→ Directions for this task: Without including any images, repeat the data exactly.

→ Material provided:

<<<<

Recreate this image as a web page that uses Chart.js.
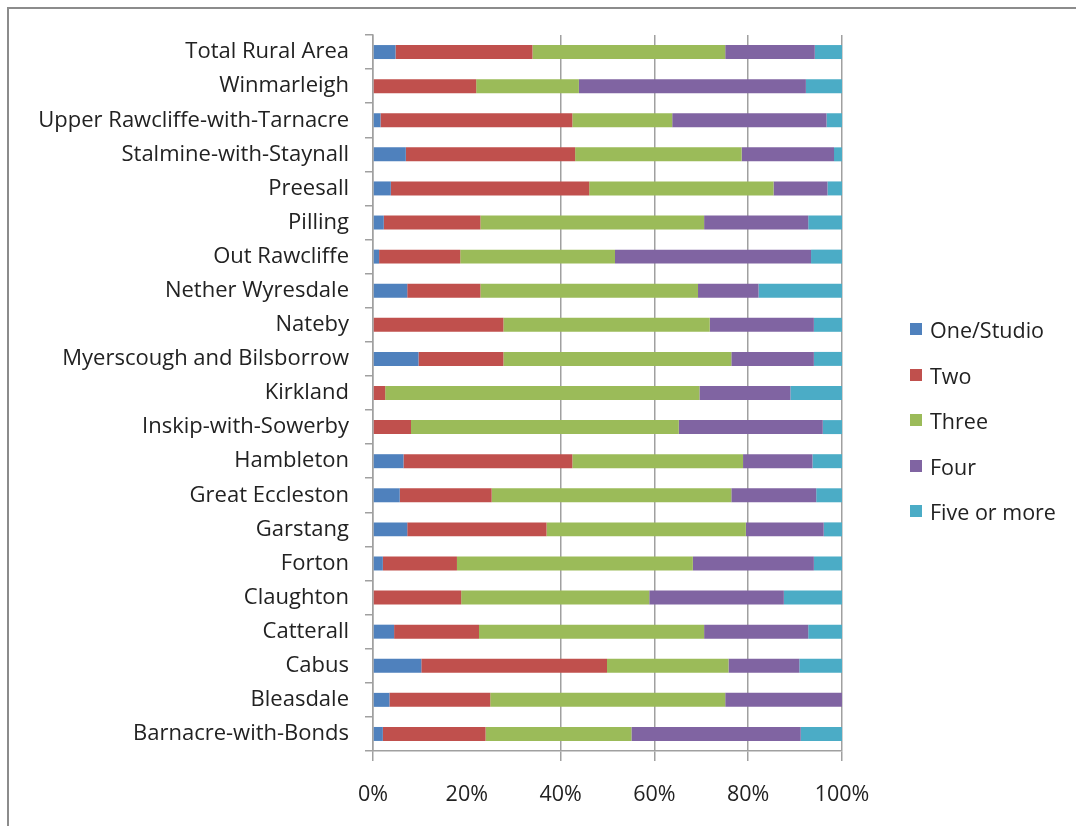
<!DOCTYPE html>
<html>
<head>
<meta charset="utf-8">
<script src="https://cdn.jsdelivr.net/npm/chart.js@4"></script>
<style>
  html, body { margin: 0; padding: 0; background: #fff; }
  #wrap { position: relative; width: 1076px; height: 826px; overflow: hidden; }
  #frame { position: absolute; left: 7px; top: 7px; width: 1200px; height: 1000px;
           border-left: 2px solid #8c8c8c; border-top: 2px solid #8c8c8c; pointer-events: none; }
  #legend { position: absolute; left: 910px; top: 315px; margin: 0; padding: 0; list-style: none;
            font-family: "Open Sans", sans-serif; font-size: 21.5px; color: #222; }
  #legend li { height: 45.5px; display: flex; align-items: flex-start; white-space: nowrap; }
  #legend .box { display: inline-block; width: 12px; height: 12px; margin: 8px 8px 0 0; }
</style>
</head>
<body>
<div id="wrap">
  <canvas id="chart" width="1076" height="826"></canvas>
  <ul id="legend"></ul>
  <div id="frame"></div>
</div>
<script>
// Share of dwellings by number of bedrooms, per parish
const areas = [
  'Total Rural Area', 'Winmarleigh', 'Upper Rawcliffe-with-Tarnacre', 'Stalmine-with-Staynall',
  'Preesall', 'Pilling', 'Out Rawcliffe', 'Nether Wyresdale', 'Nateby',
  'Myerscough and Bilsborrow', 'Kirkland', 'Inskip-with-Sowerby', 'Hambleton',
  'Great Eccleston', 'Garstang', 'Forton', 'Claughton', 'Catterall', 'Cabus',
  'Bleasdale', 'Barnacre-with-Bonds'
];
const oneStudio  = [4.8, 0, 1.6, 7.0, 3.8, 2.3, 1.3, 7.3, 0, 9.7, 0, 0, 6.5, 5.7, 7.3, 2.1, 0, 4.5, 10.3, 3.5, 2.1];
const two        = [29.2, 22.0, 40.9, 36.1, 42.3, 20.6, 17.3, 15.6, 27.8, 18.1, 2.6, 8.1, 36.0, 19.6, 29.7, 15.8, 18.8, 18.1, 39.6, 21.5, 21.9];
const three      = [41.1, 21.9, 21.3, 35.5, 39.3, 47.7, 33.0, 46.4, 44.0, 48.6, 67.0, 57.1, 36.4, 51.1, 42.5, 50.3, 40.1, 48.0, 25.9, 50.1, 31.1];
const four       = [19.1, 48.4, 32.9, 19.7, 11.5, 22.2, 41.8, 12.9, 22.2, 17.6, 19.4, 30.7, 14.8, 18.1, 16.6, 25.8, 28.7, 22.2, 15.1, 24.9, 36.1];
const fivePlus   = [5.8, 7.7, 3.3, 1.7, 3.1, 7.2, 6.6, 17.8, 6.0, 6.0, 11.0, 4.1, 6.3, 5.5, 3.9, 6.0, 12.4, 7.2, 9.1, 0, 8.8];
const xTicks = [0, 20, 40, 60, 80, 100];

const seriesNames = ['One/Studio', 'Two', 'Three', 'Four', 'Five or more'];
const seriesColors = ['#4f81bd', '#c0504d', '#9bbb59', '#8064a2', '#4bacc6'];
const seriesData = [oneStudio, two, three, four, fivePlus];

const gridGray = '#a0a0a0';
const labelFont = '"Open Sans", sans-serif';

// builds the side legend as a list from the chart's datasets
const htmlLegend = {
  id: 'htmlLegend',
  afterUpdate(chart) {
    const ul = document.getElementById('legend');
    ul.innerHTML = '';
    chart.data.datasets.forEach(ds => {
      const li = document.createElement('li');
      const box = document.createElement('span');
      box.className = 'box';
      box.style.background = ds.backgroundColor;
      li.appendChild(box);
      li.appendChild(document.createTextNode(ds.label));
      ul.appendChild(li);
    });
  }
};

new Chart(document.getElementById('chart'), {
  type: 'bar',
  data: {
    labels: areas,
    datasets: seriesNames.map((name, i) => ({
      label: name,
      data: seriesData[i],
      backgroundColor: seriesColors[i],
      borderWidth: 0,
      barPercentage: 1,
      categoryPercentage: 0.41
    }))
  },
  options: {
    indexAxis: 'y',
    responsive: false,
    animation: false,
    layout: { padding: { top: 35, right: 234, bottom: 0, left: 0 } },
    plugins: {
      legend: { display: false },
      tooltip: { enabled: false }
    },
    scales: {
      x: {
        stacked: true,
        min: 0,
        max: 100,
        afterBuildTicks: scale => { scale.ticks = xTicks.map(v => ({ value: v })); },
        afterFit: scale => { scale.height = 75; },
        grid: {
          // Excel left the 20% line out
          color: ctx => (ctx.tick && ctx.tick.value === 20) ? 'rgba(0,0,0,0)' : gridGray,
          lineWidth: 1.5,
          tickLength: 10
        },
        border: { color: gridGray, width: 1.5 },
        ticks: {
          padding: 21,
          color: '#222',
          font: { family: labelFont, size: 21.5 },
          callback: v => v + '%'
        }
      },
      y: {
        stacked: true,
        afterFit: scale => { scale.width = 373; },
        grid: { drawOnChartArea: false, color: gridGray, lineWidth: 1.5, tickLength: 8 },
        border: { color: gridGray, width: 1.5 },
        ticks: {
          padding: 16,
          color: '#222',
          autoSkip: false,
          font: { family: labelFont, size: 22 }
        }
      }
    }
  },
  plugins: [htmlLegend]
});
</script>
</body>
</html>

>>>>

→ Worked answer:
Recreate this image as a web page that uses Chart.js.
<!DOCTYPE html>
<html>
<head>
<meta charset="utf-8">
<script src="https://cdn.jsdelivr.net/npm/chart.js@4"></script>
<style>
  html, body { margin: 0; padding: 0; background: #fff; }
  #wrap { position: relative; width: 1076px; height: 826px; overflow: hidden; }
  #frame { position: absolute; left: 7px; top: 7px; width: 1200px; height: 1000px;
           border-left: 2px solid #8c8c8c; border-top: 2px solid #8c8c8c; pointer-events: none; }
  #legend { position: absolute; left: 910px; top: 315px; margin: 0; padding: 0; list-style: none;
            font-family: "Open Sans", sans-serif; font-size: 21.5px; color: #222; }
  #legend li { height: 45.5px; display: flex; align-items: flex-start; white-space: nowrap; }
  #legend .box { display: inline-block; width: 12px; height: 12px; margin: 8px 8px 0 0; }
</style>
</head>
<body>
<div id="wrap">
  <canvas id="chart" width="1076" height="826"></canvas>
  <ul id="legend"></ul>
  <div id="frame"></div>
</div>
<script>
// Share of dwellings by number of bedrooms, per parish
const areas = [
  'Total Rural Area', 'Winmarleigh', 'Upper Rawcliffe-with-Tarnacre', 'Stalmine-with-Staynall',
  'Preesall', 'Pilling', 'Out Rawcliffe', 'Nether Wyresdale', 'Nateby',
  'Myerscough and Bilsborrow', 'Kirkland', 'Inskip-with-Sowerby', 'Hambleton',
  'Great Eccleston', 'Garstang', 'Forton', 'Claughton', 'Catterall', 'Cabus',
  'Bleasdale', 'Barnacre-with-Bonds'
];
const oneStudio  = [4.8, 0, 1.6, 7.0, 3.8, 2.3, 1.3, 7.3, 0, 9.7, 0, 0, 6.5, 5.7, 7.3, 2.1, 0, 4.5, 10.3, 3.5, 2.1];
const two        = [29.2, 22.0, 40.9, 36.1, 42.3, 20.6, 17.3, 15.6, 27.8, 18.1, 2.6, 8.1, 36.0, 19.6, 29.7, 15.8, 18.8, 18.1, 39.6, 21.5, 21.9];
const three      = [41.1, 21.9, 21.3, 35.5, 39.3, 47.7, 33.0, 46.4, 44.0, 48.6, 67.0, 57.1, 36.4, 51.1, 42.5, 50.3, 40.1, 48.0, 25.9, 50.1, 31.1];
const four       = [19.1, 48.4, 32.9, 19.7, 11.5, 22.2, 41.8, 12.9, 22.2, 17.6, 19.4, 30.7, 14.8, 18.1, 16.6, 25.8, 28.7, 22.2, 15.1, 24.9, 36.1];
const fivePlus   = [5.8, 7.7, 3.3, 1.7, 3.1, 7.2, 6.6, 17.8, 6.0, 6.0, 11.0, 4.1, 6.3, 5.5, 3.9, 6.0, 12.4, 7.2, 9.1, 0, 8.8];
const xTicks = [0, 20, 40, 60, 80, 100];

const seriesNames = ['One/Studio', 'Two', 'Three', 'Four', 'Five or more'];
const seriesColors = ['#4f81bd', '#c0504d', '#9bbb59', '#8064a2', '#4bacc6'];
const seriesData = [oneStudio, two, three, four, fivePlus];

const gridGray = '#a0a0a0';
const labelFont = '"Open Sans", sans-serif';

// builds the side legend as a list from the chart's datasets
const htmlLegend = {
  id: 'htmlLegend',
  afterUpdate(chart) {
    const ul = document.getElementById('legend');
    ul.innerHTML = '';
    chart.data.datasets.forEach(ds => {
      const li = document.createElement('li');
      const box = document.createElement('span');
      box.className = 'box';
      box.style.background = ds.backgroundColor;
      li.appendChild(box);
      li.appendChild(document.createTextNode(ds.label));
      ul.appendChild(li);
    });
  }
};

new Chart(document.getElementById('chart'), {
  type: 'bar',
  data: {
    labels: areas,
    datasets: seriesNames.map((name, i) => ({
      label: name,
      data: seriesData[i],
      backgroundColor: seriesColors[i],
      borderWidth: 0,
      barPercentage: 1,
      categoryPercentage: 0.41
    }))
  },
  options: {
    indexAxis: 'y',
    responsive: false,
    animation: false,
    layout: { padding: { top: 35, right: 234, bottom: 0, left: 0 } },
    plugins: {
      legend: { display: false },
      tooltip: { enabled: false }
    },
    scales: {
      x: {
        stacked: true,
        min: 0,
        max: 100,
        afterBuildTicks: scale => { scale.ticks = xTicks.map(v => ({ value: v })); },
        afterFit: scale => { scale.height = 75; },
        grid: {
          // Excel left the 20% line out
          color: ctx => (ctx.tick && ctx.tick.value === 20) ? 'rgba(0,0,0,0)' : gridGray,
          lineWidth: 1.5,
          tickLength: 10
        },
        border: { color: gridGray, width: 1.5 },
        ticks: {
          padding: 21,
          color: '#222',
          font: { family: labelFont, size: 21.5 },
          callback: v => v + '%'
        }
      },
      y: {
        stacked: true,
        afterFit: scale => { scale.width = 373; },
        grid: { drawOnChartArea: false, color: gridGray, lineWidth: 1.5, tickLength: 8 },
        border: { color: gridGray, width: 1.5 },
        ticks: {
          padding: 16,
          color: '#222',
          autoSkip: false,
          font: { family: labelFont, size: 22 }
        }
      }
    }
  },
  plugins: [htmlLegend]
});
</script>
</body>
</html>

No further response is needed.